— Start of SUPPLIED MATERIAL —

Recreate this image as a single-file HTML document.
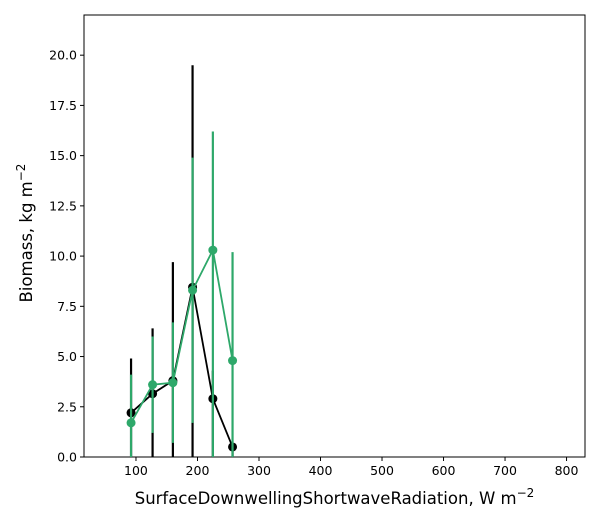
<!DOCTYPE html>
<html><head><meta charset="utf-8"><style>
body{margin:0;background:#fff;}
svg{display:block;font-family:"DejaVu Sans","Liberation Sans",sans-serif;}
</style></head><body>
<svg id="chart" width="600" height="525" viewBox="0 0 600 525"></svg>
<script>
const xs = [92, 127, 160, 192, 225, 257];
const blackMean = [2.2, 3.15, 3.8, 8.45, 2.9, 0.5];
const blackLow = [0, 0, 0, 0, 0, 0];
const blackHigh = [4.9, 6.4, 9.7, 19.5, 4.3, 0.5];
const greenMean = [1.7, 3.6, 3.7, 8.3, 10.3, 4.8];
const greenLow = [0, 1.2, 0.7, 1.7, 0, 0];
const greenHigh = [4.1, 6.0, 6.7, 14.9, 16.2, 10.2];
const xTicks = [100, 200, 300, 400, 500, 600, 700, 800];
const yTicks = [0, 2.5, 5, 7.5, 10, 12.5, 15, 17.5, 20];

const svg = document.getElementById('chart');
const NS = 'http://www.w3.org/2000/svg';
const L=84,R=585,T=15,B=457;
const xmin=15.5,xmax=830,ymin=0,ymax=22;
const X=v=>L+(v-xmin)/(xmax-xmin)*(R-L);
const Y=v=>B-(v-ymin)/(ymax-ymin)*(B-T);
function mk(tag,attrs,parent){const e=document.createElementNS(NS,tag);for(const k in attrs)e.setAttribute(k,attrs[k]);(parent||svg).appendChild(e);return e;}

const frame=mk('rect',{x:L,y:T,width:R-L,height:B-T,fill:'none',stroke:'#000','stroke-width':1});



xTicks.forEach(t=>{
  const l=mk('line',{x1:X(t),x2:X(t),y1:B,y2:B+4,stroke:'#000'});
  
  
  const tx=mk('text',{x:X(t),y:B+18,'text-anchor':'middle','font-size':12.5});
  tx.textContent=t;
  
  
});
yTicks.forEach(t=>{
  const l=mk('line',{x1:L-4,x2:L,y1:Y(t),y2:Y(t),stroke:'#000'});
  
  
  const tx=mk('text',{x:L-7,y:Y(t)+4.5,'text-anchor':'end','font-size':12.5});
  tx.textContent=t.toFixed(1);
  
  
});

function series(mean,lo,hi,color,name){
  const g=mk('g',{});
  
  
  xs.forEach((x,i)=>{
    const e=mk('line',{x1:X(x),x2:X(x),y1:Y(lo[i]),y2:Y(hi[i]),stroke:color,'stroke-width':2.2},g);
    
    
  });
  const p=mk('polyline',{points:xs.map((x,i)=>X(x)+','+Y(mean[i])).join(' '),fill:'none',stroke:color,'stroke-width':1.8},g);
  
  
  xs.forEach((x,i)=>{
    const c=mk('circle',{cx:X(x),cy:Y(mean[i]),r:4.5,fill:color},g);
    
    
  });
}
series(blackMean,blackLow,blackHigh,'#000','black');
series(greenMean,greenLow,greenHigh,'#2ea86a','green');

const xt=mk('text',{x:(L+R)/2,y:504,'text-anchor':'middle','font-size':16.5});
xt.innerHTML='SurfaceDownwellingShortwaveRadiation,  W m<tspan dy="-7" font-size="12">−2</tspan>';


const yt=mk('text',{x:0,y:0,'text-anchor':'middle','font-size':16.5,transform:`translate(32,${(T+B)/2-3}) rotate(-90)`});
yt.innerHTML='Biomass,  kg m<tspan dy="-7" font-size="12">−2</tspan>';


</script>
</body></html>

— End of SUPPLIED MATERIAL —

WHAT THE EXERCISE ASKS:
Working from the lines above, reproduce the material exactly and exclude its pictures.

FULL RESPONSE:
Recreate this image as a single-file HTML document.
<!DOCTYPE html>
<html><head><meta charset="utf-8"><style>
body{margin:0;background:#fff;}
svg{display:block;font-family:"DejaVu Sans","Liberation Sans",sans-serif;}
</style></head><body>
<svg id="chart" width="600" height="525" viewBox="0 0 600 525"></svg>
<script>
const xs = [92, 127, 160, 192, 225, 257];
const blackMean = [2.2, 3.15, 3.8, 8.45, 2.9, 0.5];
const blackLow = [0, 0, 0, 0, 0, 0];
const blackHigh = [4.9, 6.4, 9.7, 19.5, 4.3, 0.5];
const greenMean = [1.7, 3.6, 3.7, 8.3, 10.3, 4.8];
const greenLow = [0, 1.2, 0.7, 1.7, 0, 0];
const greenHigh = [4.1, 6.0, 6.7, 14.9, 16.2, 10.2];
const xTicks = [100, 200, 300, 400, 500, 600, 700, 800];
const yTicks = [0, 2.5, 5, 7.5, 10, 12.5, 15, 17.5, 20];

const svg = document.getElementById('chart');
const NS = 'http://www.w3.org/2000/svg';
const L=84,R=585,T=15,B=457;
const xmin=15.5,xmax=830,ymin=0,ymax=22;
const X=v=>L+(v-xmin)/(xmax-xmin)*(R-L);
const Y=v=>B-(v-ymin)/(ymax-ymin)*(B-T);
function mk(tag,attrs,parent){const e=document.createElementNS(NS,tag);for(const k in attrs)e.setAttribute(k,attrs[k]);(parent||svg).appendChild(e);return e;}

const frame=mk('rect',{x:L,y:T,width:R-L,height:B-T,fill:'none',stroke:'#000','stroke-width':1});



xTicks.forEach(t=>{
  const l=mk('line',{x1:X(t),x2:X(t),y1:B,y2:B+4,stroke:'#000'});
  
  
  const tx=mk('text',{x:X(t),y:B+18,'text-anchor':'middle','font-size':12.5});
  tx.textContent=t;
  
  
});
yTicks.forEach(t=>{
  const l=mk('line',{x1:L-4,x2:L,y1:Y(t),y2:Y(t),stroke:'#000'});
  
  
  const tx=mk('text',{x:L-7,y:Y(t)+4.5,'text-anchor':'end','font-size':12.5});
  tx.textContent=t.toFixed(1);
  
  
});

function series(mean,lo,hi,color,name){
  const g=mk('g',{});
  
  
  xs.forEach((x,i)=>{
    const e=mk('line',{x1:X(x),x2:X(x),y1:Y(lo[i]),y2:Y(hi[i]),stroke:color,'stroke-width':2.2},g);
    
    
  });
  const p=mk('polyline',{points:xs.map((x,i)=>X(x)+','+Y(mean[i])).join(' '),fill:'none',stroke:color,'stroke-width':1.8},g);
  
  
  xs.forEach((x,i)=>{
    const c=mk('circle',{cx:X(x),cy:Y(mean[i]),r:4.5,fill:color},g);
    
    
  });
}
series(blackMean,blackLow,blackHigh,'#000','black');
series(greenMean,greenLow,greenHigh,'#2ea86a','green');

const xt=mk('text',{x:(L+R)/2,y:504,'text-anchor':'middle','font-size':16.5});
xt.innerHTML='SurfaceDownwellingShortwaveRadiation,  W m<tspan dy="-7" font-size="12">−2</tspan>';


const yt=mk('text',{x:0,y:0,'text-anchor':'middle','font-size':16.5,transform:`translate(32,${(T+B)/2-3}) rotate(-90)`});
yt.innerHTML='Biomass,  kg m<tspan dy="-7" font-size="12">−2</tspan>';


</script>
</body></html>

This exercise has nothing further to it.